■ DATA SHOWN:

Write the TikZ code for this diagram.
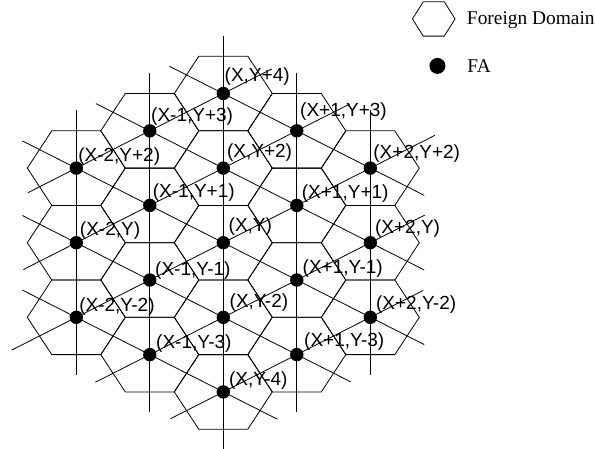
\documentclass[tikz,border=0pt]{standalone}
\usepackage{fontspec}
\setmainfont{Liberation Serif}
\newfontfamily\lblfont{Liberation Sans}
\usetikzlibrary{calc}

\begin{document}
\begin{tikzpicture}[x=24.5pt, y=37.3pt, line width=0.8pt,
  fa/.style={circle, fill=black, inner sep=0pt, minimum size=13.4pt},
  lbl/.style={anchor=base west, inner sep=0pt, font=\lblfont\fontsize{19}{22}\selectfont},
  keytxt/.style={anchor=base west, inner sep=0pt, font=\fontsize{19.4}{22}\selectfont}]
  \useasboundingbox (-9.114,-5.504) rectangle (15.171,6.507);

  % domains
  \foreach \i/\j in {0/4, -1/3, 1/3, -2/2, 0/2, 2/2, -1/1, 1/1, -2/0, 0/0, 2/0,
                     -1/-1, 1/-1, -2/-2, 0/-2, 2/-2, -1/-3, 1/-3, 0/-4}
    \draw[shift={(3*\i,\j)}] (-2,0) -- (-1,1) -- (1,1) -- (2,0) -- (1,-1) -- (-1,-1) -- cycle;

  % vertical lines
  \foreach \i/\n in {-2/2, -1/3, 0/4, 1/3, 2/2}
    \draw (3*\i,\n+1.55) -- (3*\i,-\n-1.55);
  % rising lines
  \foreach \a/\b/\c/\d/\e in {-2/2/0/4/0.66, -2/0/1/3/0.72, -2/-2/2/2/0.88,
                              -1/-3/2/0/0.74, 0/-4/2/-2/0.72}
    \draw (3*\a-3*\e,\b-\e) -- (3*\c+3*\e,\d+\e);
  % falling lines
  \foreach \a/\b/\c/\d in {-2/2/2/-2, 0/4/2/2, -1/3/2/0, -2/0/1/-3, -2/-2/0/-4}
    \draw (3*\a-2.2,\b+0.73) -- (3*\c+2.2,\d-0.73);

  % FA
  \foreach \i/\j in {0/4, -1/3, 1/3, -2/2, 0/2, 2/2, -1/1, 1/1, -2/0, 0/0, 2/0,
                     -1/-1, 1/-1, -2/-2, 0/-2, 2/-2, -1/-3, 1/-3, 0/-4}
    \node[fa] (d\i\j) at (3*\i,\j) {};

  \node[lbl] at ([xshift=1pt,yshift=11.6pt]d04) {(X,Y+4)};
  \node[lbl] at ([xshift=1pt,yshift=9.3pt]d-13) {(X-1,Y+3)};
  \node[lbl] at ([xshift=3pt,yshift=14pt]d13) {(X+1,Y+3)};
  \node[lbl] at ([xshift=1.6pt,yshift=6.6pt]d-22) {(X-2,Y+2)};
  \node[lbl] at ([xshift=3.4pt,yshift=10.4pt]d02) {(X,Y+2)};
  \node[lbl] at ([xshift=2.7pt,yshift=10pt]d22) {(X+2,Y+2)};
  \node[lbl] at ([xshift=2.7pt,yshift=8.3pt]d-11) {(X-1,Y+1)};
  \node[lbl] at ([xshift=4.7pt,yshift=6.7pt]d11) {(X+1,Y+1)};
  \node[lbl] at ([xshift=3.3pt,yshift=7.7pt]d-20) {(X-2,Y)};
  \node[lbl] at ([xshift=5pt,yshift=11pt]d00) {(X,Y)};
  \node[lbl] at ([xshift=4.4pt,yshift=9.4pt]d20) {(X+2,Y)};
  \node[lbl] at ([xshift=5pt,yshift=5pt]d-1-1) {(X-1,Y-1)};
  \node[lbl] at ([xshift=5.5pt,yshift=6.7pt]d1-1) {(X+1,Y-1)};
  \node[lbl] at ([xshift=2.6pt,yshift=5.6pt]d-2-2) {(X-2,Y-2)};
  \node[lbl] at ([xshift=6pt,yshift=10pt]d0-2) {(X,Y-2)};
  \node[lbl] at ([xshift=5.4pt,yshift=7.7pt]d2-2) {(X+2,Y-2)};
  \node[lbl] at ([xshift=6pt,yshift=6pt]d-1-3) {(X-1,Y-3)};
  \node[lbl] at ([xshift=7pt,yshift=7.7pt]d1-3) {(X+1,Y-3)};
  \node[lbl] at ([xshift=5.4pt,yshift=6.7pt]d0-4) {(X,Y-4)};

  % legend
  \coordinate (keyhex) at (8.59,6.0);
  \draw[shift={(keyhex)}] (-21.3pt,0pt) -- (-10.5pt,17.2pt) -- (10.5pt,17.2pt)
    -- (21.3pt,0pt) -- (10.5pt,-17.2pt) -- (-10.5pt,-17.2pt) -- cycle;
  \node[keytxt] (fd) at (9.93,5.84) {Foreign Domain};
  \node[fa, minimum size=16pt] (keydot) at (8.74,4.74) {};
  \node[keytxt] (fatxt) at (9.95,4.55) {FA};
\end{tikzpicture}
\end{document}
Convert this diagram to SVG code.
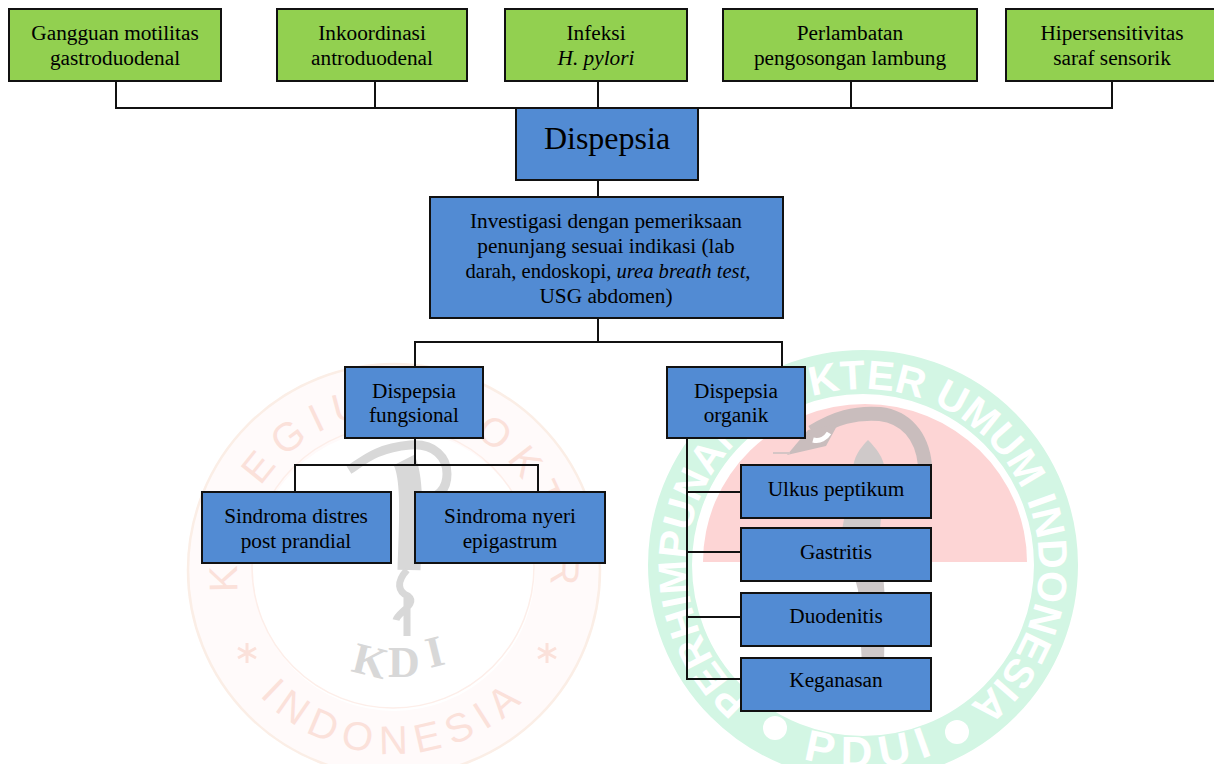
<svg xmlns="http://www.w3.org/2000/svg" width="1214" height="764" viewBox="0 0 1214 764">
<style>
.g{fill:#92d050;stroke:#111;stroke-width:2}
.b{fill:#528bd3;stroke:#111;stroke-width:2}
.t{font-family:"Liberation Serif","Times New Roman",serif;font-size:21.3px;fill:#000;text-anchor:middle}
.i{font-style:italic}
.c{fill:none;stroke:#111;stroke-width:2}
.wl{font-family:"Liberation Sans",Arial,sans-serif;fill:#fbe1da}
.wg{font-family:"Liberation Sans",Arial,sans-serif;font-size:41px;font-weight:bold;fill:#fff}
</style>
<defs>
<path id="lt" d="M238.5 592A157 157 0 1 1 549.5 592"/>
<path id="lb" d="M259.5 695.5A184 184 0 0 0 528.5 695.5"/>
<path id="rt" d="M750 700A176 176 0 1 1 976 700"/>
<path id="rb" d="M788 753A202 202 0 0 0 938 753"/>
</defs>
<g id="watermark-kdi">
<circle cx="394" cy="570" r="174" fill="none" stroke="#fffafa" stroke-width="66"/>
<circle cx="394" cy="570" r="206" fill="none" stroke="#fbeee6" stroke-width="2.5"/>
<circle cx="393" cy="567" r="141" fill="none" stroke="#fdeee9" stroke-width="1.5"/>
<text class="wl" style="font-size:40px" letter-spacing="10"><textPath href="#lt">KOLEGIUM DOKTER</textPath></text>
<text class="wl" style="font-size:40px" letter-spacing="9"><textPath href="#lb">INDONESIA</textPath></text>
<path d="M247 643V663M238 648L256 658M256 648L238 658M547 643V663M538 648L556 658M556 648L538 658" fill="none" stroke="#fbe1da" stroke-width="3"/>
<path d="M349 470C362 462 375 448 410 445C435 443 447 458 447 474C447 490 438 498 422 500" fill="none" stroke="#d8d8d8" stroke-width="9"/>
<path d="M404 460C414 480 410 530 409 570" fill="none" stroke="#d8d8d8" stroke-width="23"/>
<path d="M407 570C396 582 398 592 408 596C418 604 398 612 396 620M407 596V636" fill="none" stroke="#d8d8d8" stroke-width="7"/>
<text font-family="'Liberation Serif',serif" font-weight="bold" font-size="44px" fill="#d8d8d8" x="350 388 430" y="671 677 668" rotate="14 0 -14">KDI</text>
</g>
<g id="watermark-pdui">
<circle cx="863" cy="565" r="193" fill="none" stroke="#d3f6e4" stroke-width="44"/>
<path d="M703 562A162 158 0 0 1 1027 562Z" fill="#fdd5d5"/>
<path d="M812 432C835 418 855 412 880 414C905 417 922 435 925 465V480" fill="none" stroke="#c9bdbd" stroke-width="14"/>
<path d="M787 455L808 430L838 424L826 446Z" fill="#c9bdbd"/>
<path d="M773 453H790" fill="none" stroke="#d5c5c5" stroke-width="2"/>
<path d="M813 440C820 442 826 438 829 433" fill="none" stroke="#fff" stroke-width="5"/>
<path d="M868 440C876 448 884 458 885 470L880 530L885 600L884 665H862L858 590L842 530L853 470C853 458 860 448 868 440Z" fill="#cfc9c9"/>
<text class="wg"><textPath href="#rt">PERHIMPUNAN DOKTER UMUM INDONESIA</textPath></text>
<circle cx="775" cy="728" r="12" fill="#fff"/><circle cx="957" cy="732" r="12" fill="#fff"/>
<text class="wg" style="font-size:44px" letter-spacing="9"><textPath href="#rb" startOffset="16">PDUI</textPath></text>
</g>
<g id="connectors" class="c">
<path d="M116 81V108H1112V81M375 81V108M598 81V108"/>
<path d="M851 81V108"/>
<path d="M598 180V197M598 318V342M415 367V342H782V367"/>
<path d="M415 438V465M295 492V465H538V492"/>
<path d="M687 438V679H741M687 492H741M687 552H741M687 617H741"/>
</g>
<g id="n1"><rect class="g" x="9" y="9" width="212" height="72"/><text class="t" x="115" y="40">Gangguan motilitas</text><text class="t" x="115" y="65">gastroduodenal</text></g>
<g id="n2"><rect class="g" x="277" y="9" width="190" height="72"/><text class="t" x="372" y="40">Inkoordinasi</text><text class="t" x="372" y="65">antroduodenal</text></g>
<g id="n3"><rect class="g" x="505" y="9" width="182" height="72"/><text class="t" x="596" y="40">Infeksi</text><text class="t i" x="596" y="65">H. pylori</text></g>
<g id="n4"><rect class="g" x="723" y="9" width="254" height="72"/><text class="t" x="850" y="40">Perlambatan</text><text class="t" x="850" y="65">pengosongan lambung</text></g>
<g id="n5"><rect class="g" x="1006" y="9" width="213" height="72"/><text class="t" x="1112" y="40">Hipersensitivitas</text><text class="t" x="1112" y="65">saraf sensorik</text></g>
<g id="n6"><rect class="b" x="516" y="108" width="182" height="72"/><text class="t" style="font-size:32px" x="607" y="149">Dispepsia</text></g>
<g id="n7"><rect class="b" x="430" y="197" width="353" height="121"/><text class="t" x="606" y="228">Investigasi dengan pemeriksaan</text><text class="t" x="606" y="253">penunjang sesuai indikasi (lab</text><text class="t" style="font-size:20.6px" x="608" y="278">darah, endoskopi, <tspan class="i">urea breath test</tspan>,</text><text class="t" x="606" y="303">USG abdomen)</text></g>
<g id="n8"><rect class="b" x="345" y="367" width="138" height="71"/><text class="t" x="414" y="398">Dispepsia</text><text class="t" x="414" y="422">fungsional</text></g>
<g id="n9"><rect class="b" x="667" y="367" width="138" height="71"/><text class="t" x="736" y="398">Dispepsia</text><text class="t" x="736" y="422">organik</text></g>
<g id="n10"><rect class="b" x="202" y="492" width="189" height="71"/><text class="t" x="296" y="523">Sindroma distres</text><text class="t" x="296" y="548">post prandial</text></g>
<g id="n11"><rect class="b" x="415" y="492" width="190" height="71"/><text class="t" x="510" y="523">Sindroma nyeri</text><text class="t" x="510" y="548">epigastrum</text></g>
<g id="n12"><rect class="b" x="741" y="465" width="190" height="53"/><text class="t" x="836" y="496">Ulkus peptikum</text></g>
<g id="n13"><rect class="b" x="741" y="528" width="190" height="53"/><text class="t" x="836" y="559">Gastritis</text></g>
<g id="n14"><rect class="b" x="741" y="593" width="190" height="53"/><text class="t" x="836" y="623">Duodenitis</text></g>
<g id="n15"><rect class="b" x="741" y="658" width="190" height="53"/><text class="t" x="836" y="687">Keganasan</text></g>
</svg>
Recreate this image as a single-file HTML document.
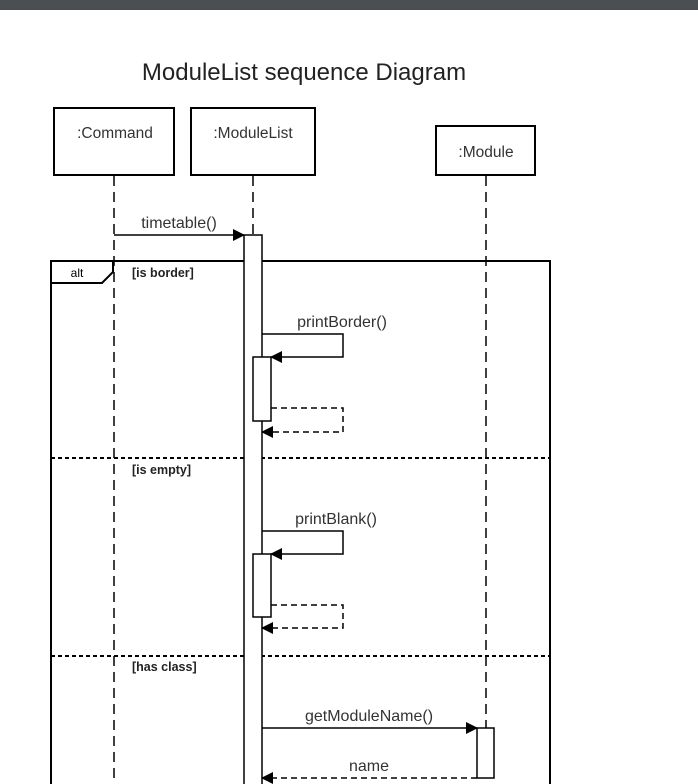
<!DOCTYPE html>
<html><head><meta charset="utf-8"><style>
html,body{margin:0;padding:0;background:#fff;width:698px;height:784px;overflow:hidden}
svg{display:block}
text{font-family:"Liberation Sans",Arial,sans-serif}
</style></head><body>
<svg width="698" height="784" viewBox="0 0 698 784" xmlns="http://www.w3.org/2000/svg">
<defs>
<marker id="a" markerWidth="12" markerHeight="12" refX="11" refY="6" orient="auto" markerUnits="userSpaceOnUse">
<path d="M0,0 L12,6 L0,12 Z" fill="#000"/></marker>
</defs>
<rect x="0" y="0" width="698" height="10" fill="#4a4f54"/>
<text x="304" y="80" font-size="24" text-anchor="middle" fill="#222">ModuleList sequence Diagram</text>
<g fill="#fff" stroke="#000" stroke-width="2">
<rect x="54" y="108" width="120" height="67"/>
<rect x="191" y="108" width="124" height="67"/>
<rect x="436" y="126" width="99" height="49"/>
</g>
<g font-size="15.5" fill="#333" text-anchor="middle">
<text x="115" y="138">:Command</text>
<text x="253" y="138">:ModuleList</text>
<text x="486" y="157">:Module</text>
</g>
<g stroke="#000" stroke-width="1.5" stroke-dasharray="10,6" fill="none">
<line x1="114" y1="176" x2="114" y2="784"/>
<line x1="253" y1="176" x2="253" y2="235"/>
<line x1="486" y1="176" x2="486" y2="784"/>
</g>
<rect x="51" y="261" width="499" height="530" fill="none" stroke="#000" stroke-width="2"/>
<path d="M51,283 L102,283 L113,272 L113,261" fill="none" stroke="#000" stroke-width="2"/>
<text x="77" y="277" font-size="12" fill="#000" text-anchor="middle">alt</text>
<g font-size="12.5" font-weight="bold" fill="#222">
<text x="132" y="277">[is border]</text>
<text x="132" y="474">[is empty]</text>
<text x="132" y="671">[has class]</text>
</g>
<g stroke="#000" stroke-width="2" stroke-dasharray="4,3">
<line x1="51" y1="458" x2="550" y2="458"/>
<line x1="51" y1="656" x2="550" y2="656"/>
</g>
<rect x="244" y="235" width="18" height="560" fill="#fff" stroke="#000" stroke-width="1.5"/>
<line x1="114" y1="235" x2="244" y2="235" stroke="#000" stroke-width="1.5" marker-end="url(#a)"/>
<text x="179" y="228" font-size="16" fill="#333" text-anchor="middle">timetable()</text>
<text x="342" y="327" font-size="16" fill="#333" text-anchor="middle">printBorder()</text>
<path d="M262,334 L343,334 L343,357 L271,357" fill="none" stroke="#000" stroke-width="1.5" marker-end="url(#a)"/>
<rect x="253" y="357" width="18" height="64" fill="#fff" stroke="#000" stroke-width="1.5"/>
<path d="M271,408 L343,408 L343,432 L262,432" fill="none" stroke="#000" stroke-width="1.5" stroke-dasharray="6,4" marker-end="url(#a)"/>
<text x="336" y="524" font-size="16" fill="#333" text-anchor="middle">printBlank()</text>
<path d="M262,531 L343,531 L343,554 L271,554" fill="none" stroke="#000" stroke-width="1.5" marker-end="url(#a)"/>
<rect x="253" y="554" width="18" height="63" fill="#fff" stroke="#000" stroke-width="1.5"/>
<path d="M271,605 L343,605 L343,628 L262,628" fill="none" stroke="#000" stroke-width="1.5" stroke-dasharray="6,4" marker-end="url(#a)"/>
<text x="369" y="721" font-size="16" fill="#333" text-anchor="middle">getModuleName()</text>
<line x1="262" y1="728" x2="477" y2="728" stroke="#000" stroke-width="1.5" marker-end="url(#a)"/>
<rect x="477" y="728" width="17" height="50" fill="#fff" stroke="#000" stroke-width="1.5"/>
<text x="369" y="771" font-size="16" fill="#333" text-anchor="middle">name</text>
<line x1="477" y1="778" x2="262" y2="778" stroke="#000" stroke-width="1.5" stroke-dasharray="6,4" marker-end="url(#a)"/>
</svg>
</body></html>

■ WHAT IS ASKED:
Leave out the pictures. Transcribe only the lines above, from the first through the one that contains "(-1,-1) -- cycle;".

■ WORKED ANSWER:
Write the TikZ code for this diagram.
\documentclass[tikz,border=0pt]{standalone}
\usepackage{fontspec}
\setmainfont{Liberation Serif}
\newfontfamily\lblfont{Liberation Sans}
\usetikzlibrary{calc}

\begin{document}
\begin{tikzpicture}[x=24.5pt, y=37.3pt, line width=0.8pt,
  fa/.style={circle, fill=black, inner sep=0pt, minimum size=13.4pt},
  lbl/.style={anchor=base west, inner sep=0pt, font=\lblfont\fontsize{19}{22}\selectfont},
  keytxt/.style={anchor=base west, inner sep=0pt, font=\fontsize{19.4}{22}\selectfont}]
  \useasboundingbox (-9.114,-5.504) rectangle (15.171,6.507);

  % domains
  \foreach \i/\j in {0/4, -1/3, 1/3, -2/2, 0/2, 2/2, -1/1, 1/1, -2/0, 0/0, 2/0,
                     -1/-1, 1/-1, -2/-2, 0/-2, 2/-2, -1/-3, 1/-3, 0/-4}
    \draw[shift={(3*\i,\j)}] (-2,0) -- (-1,1) -- (1,1) -- (2,0) -- (1,-1) -- (-1,-1) -- cycle;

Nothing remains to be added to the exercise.